Dataset section:
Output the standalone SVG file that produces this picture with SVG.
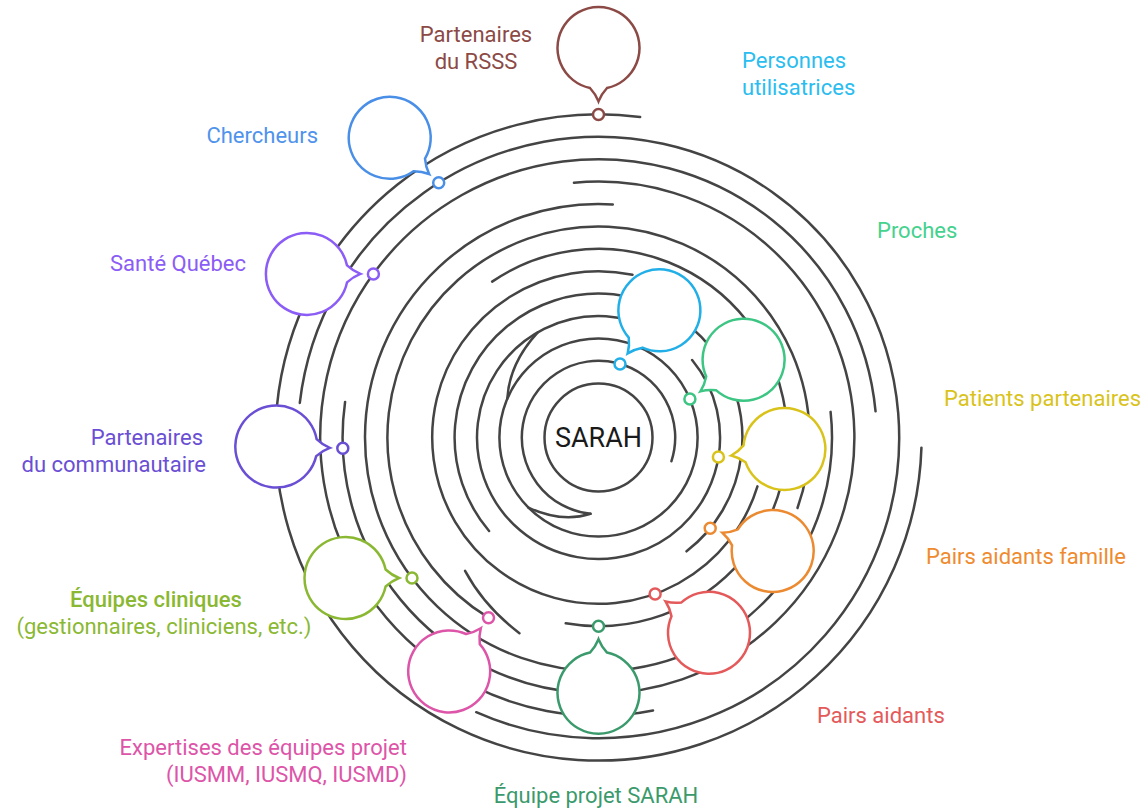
<svg xmlns="http://www.w3.org/2000/svg" xmlns:xlink="http://www.w3.org/1999/xlink" width="1147" height="810" viewBox="0 0 1147 810">
<style>
.ring{fill:none;stroke:#444;stroke-width:2.5;stroke-linecap:round}
.bub{fill:#fff;stroke-width:2.5;stroke-linejoin:miter}
.dot{fill:#fff;stroke-width:2.5}
.lbl{font-family:Roboto,"Liberation Sans",sans-serif;font-size:22px}
</style>
<defs>
<path id="bubble" d="M40.11 8.52 A41 41 0 1 1 40.11 -8.52 Q46 -3 53.5 0 Q46 3 40.11 8.52 Z"/>
</defs>
<rect width="1147" height="810" fill="#fff"/>
<g id="connectors">
<path class="ring" d="M921.44 447.65 A323.1 323.1 0 1 1 640.12 117.09"/>
<path class="ring" d="M299.79 402.94 A300.7 300.7 0 1 1 476.19 712.2"/>
<path class="ring" d="M653.03 710.4 A278.3 278.3 0 1 1 875.56 411.31"/>
<path class="ring" d="M573.97 182.78 A255.9 255.9 0 1 1 345.09 401.89"/>
<path class="ring" d="M830.59 411.88 A233.5 233.5 0 1 1 612.76 204.44"/>
<path class="ring" d="M488.51 617.69 A211.1 211.1 0 1 1 797.49 507.97"/>
<path class="ring" d="M492.16 281.62 A188.7 188.7 0 1 1 565.73 623.33"/>
<path class="ring" d="M465.07 570.93 Q484.09 606.32 519.42 633.23"/>
<path class="ring" d="M757.45 486.4 A166.3 166.3 0 1 1 632.51 274.71"/>
<path class="ring" d="M489.08 530.96 A143.9 143.9 0 1 1 686.53 551.33"/>
<path class="ring" d="M692.12 360.05 A121.5 121.5 0 1 1 659.25 332.28"/>
<path class="ring" d="M537.75 332.28 Q509.26 363.29 507.28 398.78"/>
<circle class="ring" cx="598.5" cy="437.5" r="99.1"/>
<path class="ring" d="M528.43 507.57 Q561.86 523 590.48 513.78"/>
<path class="ring" d="M590.48 513.78 A76.7 76.7 0 1 1 671.45 461.2"/>
</g>
<g id="center">
<circle cx="598.5" cy="437.5" r="54" fill="#fff" stroke="#444" stroke-width="2.5"/>
<text x="598.5" y="447" text-anchor="middle" style="font-family:Roboto,'Liberation Sans',sans-serif;font-size:27px" fill="#1a1a1a">SARAH</text>
</g>
<g id="n-rsss" stroke="#8c4a46">
<use xlink:href="#bubble" class="bub" transform="translate(598.5 47.9) rotate(90)"/>
<circle class="dot" cx="598.5" cy="114.4" r="5.5"/>
<text class="lbl" fill="#8c4a46" stroke="none" text-anchor="middle"><tspan x="476" y="42">Partenaires</tspan><tspan x="476" y="69">du RSSS</tspan></text>
</g>
<g id="n-personnes" stroke="#22aee6">
<use xlink:href="#bubble" class="bub" transform="translate(659.4 310.3) rotate(126.35)"/>
<circle class="dot" cx="620" cy="363.9" r="5.5"/>
<text class="lbl" fill="#2bbdf0" stroke="none"><tspan x="742" y="68">Personnes</tspan><tspan x="742" y="95">utilisatrices</tspan></text>
</g>
<g id="n-chercheurs" stroke="#4a8fe7">
<use xlink:href="#bubble" class="bub" transform="translate(389.7 137.8) rotate(42.56)"/>
<circle class="dot" cx="438.7" cy="182.8" r="5.5"/>
<text class="lbl" fill="#4f93ec" stroke="none" x="318" y="143" text-anchor="end">Chercheurs</text>
</g>
<g id="n-proches" stroke="#3cc583">
<use xlink:href="#bubble" class="bub" transform="translate(743.6 359.8) rotate(143.81)"/>
<circle class="dot" cx="689.9" cy="399.1" r="5.5"/>
<text class="lbl" fill="#45d28e" stroke="none" x="877" y="238">Proches</text>
</g>
<g id="n-sante" stroke="#8b5cf6">
<use xlink:href="#bubble" class="bub" transform="translate(306.9 273.9)"/>
<circle class="dot" cx="373.4" cy="273.9" r="5.5"/>
<text class="lbl" fill="#8b5cf6" stroke="none" x="246" y="271" text-anchor="end">Santé Québec</text>
</g>
<g id="n-patients" stroke="#d9c31b">
<use xlink:href="#bubble" class="bub" transform="translate(784.4 449) rotate(173.04)"/>
<circle class="dot" cx="718.4" cy="457.1" r="5.5"/>
<text class="lbl" fill="#d9c31b" stroke="none" x="944" y="406">Patients partenaires</text>
</g>
<g id="n-communautaire" stroke="#6a4fd4">
<use xlink:href="#bubble" class="bub" transform="translate(276.3 446.6) rotate(1.39)"/>
<circle class="dot" cx="342.8" cy="448.2" r="5.5"/>
<text class="lbl" fill="#6a4fd4" stroke="none" text-anchor="end"><tspan x="203" y="445">Partenaires</tspan><tspan x="206" y="472">du communautaire</tspan></text>
</g>
<g id="n-pairs-famille" stroke="#ec8a31">
<use xlink:href="#bubble" class="bub" transform="translate(772.7 551) rotate(-160.04)"/>
<circle class="dot" cx="710.2" cy="528.3" r="5.5"/>
<text class="lbl" fill="#ef8b2f" stroke="none" x="926" y="564">Pairs aidants famille</text>
</g>
<g id="n-cliniques" stroke="#8ab833">
<use xlink:href="#bubble" class="bub" transform="translate(345.5 578)"/>
<circle class="dot" cx="412" cy="578" r="5.5"/>
<text class="lbl" fill="#8ab833" stroke="none" text-anchor="middle"><tspan x="156" y="607" font-weight="500">Équipes cliniques</tspan><tspan x="164" y="634">(gestionnaires, cliniciens, etc.)</tspan></text>
</g>
<g id="n-pairs" stroke="#e4595a">
<use xlink:href="#bubble" class="bub" transform="translate(709 632.8) rotate(-144.16)"/>
<circle class="dot" cx="655.1" cy="593.9" r="5.5"/>
<text class="lbl" fill="#e4595a" stroke="none" x="817" y="723">Pairs aidants</text>
</g>
<g id="n-expertises" stroke="#dd55a8">
<use xlink:href="#bubble" class="bub" transform="translate(449.2 671.4) rotate(-53.8)"/>
<circle class="dot" cx="488.5" cy="617.7" r="5.5"/>
<text class="lbl" fill="#dd55a8" stroke="none" text-anchor="end"><tspan x="407" y="755">Expertises des équipes projet</tspan><tspan x="407" y="782">(IUSMM, IUSMQ, IUSMD)</tspan></text>
</g>
<g id="n-equipe-sarah" stroke="#3b9a6c">
<use xlink:href="#bubble" class="bub" transform="translate(598.5 692.7) rotate(-90)"/>
<circle class="dot" cx="598.5" cy="626.2" r="5.5"/>
<text class="lbl" fill="#3b9a6c" stroke="none" x="596" y="803" text-anchor="middle">Équipe projet SARAH</text>
</g>
</svg>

Written exercise:
Word for word, quote the full listing, omitting every picture.

Written reply:
Output the standalone SVG file that produces this picture with SVG.
<svg xmlns="http://www.w3.org/2000/svg" xmlns:xlink="http://www.w3.org/1999/xlink" width="1147" height="810" viewBox="0 0 1147 810">
<style>
.ring{fill:none;stroke:#444;stroke-width:2.5;stroke-linecap:round}
.bub{fill:#fff;stroke-width:2.5;stroke-linejoin:miter}
.dot{fill:#fff;stroke-width:2.5}
.lbl{font-family:Roboto,"Liberation Sans",sans-serif;font-size:22px}
</style>
<defs>
<path id="bubble" d="M40.11 8.52 A41 41 0 1 1 40.11 -8.52 Q46 -3 53.5 0 Q46 3 40.11 8.52 Z"/>
</defs>
<rect width="1147" height="810" fill="#fff"/>
<g id="connectors">
<path class="ring" d="M921.44 447.65 A323.1 323.1 0 1 1 640.12 117.09"/>
<path class="ring" d="M299.79 402.94 A300.7 300.7 0 1 1 476.19 712.2"/>
<path class="ring" d="M653.03 710.4 A278.3 278.3 0 1 1 875.56 411.31"/>
<path class="ring" d="M573.97 182.78 A255.9 255.9 0 1 1 345.09 401.89"/>
<path class="ring" d="M830.59 411.88 A233.5 233.5 0 1 1 612.76 204.44"/>
<path class="ring" d="M488.51 617.69 A211.1 211.1 0 1 1 797.49 507.97"/>
<path class="ring" d="M492.16 281.62 A188.7 188.7 0 1 1 565.73 623.33"/>
<path class="ring" d="M465.07 570.93 Q484.09 606.32 519.42 633.23"/>
<path class="ring" d="M757.45 486.4 A166.3 166.3 0 1 1 632.51 274.71"/>
<path class="ring" d="M489.08 530.96 A143.9 143.9 0 1 1 686.53 551.33"/>
<path class="ring" d="M692.12 360.05 A121.5 121.5 0 1 1 659.25 332.28"/>
<path class="ring" d="M537.75 332.28 Q509.26 363.29 507.28 398.78"/>
<circle class="ring" cx="598.5" cy="437.5" r="99.1"/>
<path class="ring" d="M528.43 507.57 Q561.86 523 590.48 513.78"/>
<path class="ring" d="M590.48 513.78 A76.7 76.7 0 1 1 671.45 461.2"/>
</g>
<g id="center">
<circle cx="598.5" cy="437.5" r="54" fill="#fff" stroke="#444" stroke-width="2.5"/>
<text x="598.5" y="447" text-anchor="middle" style="font-family:Roboto,'Liberation Sans',sans-serif;font-size:27px" fill="#1a1a1a">SARAH</text>
</g>
<g id="n-rsss" stroke="#8c4a46">
<use xlink:href="#bubble" class="bub" transform="translate(598.5 47.9) rotate(90)"/>
<circle class="dot" cx="598.5" cy="114.4" r="5.5"/>
<text class="lbl" fill="#8c4a46" stroke="none" text-anchor="middle"><tspan x="476" y="42">Partenaires</tspan><tspan x="476" y="69">du RSSS</tspan></text>
</g>
<g id="n-personnes" stroke="#22aee6">
<use xlink:href="#bubble" class="bub" transform="translate(659.4 310.3) rotate(126.35)"/>
<circle class="dot" cx="620" cy="363.9" r="5.5"/>
<text class="lbl" fill="#2bbdf0" stroke="none"><tspan x="742" y="68">Personnes</tspan><tspan x="742" y="95">utilisatrices</tspan></text>
</g>
<g id="n-chercheurs" stroke="#4a8fe7">
<use xlink:href="#bubble" class="bub" transform="translate(389.7 137.8) rotate(42.56)"/>
<circle class="dot" cx="438.7" cy="182.8" r="5.5"/>
<text class="lbl" fill="#4f93ec" stroke="none" x="318" y="143" text-anchor="end">Chercheurs</text>
</g>
<g id="n-proches" stroke="#3cc583">
<use xlink:href="#bubble" class="bub" transform="translate(743.6 359.8) rotate(143.81)"/>
<circle class="dot" cx="689.9" cy="399.1" r="5.5"/>
<text class="lbl" fill="#45d28e" stroke="none" x="877" y="238">Proches</text>
</g>
<g id="n-sante" stroke="#8b5cf6">
<use xlink:href="#bubble" class="bub" transform="translate(306.9 273.9)"/>
<circle class="dot" cx="373.4" cy="273.9" r="5.5"/>
<text class="lbl" fill="#8b5cf6" stroke="none" x="246" y="271" text-anchor="end">Santé Québec</text>
</g>
<g id="n-patients" stroke="#d9c31b">
<use xlink:href="#bubble" class="bub" transform="translate(784.4 449) rotate(173.04)"/>
<circle class="dot" cx="718.4" cy="457.1" r="5.5"/>
<text class="lbl" fill="#d9c31b" stroke="none" x="944" y="406">Patients partenaires</text>
</g>
<g id="n-communautaire" stroke="#6a4fd4">
<use xlink:href="#bubble" class="bub" transform="translate(276.3 446.6) rotate(1.39)"/>
<circle class="dot" cx="342.8" cy="448.2" r="5.5"/>
<text class="lbl" fill="#6a4fd4" stroke="none" text-anchor="end"><tspan x="203" y="445">Partenaires</tspan><tspan x="206" y="472">du communautaire</tspan></text>
</g>
<g id="n-pairs-famille" stroke="#ec8a31">
<use xlink:href="#bubble" class="bub" transform="translate(772.7 551) rotate(-160.04)"/>
<circle class="dot" cx="710.2" cy="528.3" r="5.5"/>
<text class="lbl" fill="#ef8b2f" stroke="none" x="926" y="564">Pairs aidants famille</text>
</g>
<g id="n-cliniques" stroke="#8ab833">
<use xlink:href="#bubble" class="bub" transform="translate(345.5 578)"/>
<circle class="dot" cx="412" cy="578" r="5.5"/>
<text class="lbl" fill="#8ab833" stroke="none" text-anchor="middle"><tspan x="156" y="607" font-weight="500">Équipes cliniques</tspan><tspan x="164" y="634">(gestionnaires, cliniciens, etc.)</tspan></text>
</g>
<g id="n-pairs" stroke="#e4595a">
<use xlink:href="#bubble" class="bub" transform="translate(709 632.8) rotate(-144.16)"/>
<circle class="dot" cx="655.1" cy="593.9" r="5.5"/>
<text class="lbl" fill="#e4595a" stroke="none" x="817" y="723">Pairs aidants</text>
</g>
<g id="n-expertises" stroke="#dd55a8">
<use xlink:href="#bubble" class="bub" transform="translate(449.2 671.4) rotate(-53.8)"/>
<circle class="dot" cx="488.5" cy="617.7" r="5.5"/>
<text class="lbl" fill="#dd55a8" stroke="none" text-anchor="end"><tspan x="407" y="755">Expertises des équipes projet</tspan><tspan x="407" y="782">(IUSMM, IUSMQ, IUSMD)</tspan></text>
</g>
<g id="n-equipe-sarah" stroke="#3b9a6c">
<use xlink:href="#bubble" class="bub" transform="translate(598.5 692.7) rotate(-90)"/>
<circle class="dot" cx="598.5" cy="626.2" r="5.5"/>
<text class="lbl" fill="#3b9a6c" stroke="none" x="596" y="803" text-anchor="middle">Équipe projet SARAH</text>
</g>
</svg>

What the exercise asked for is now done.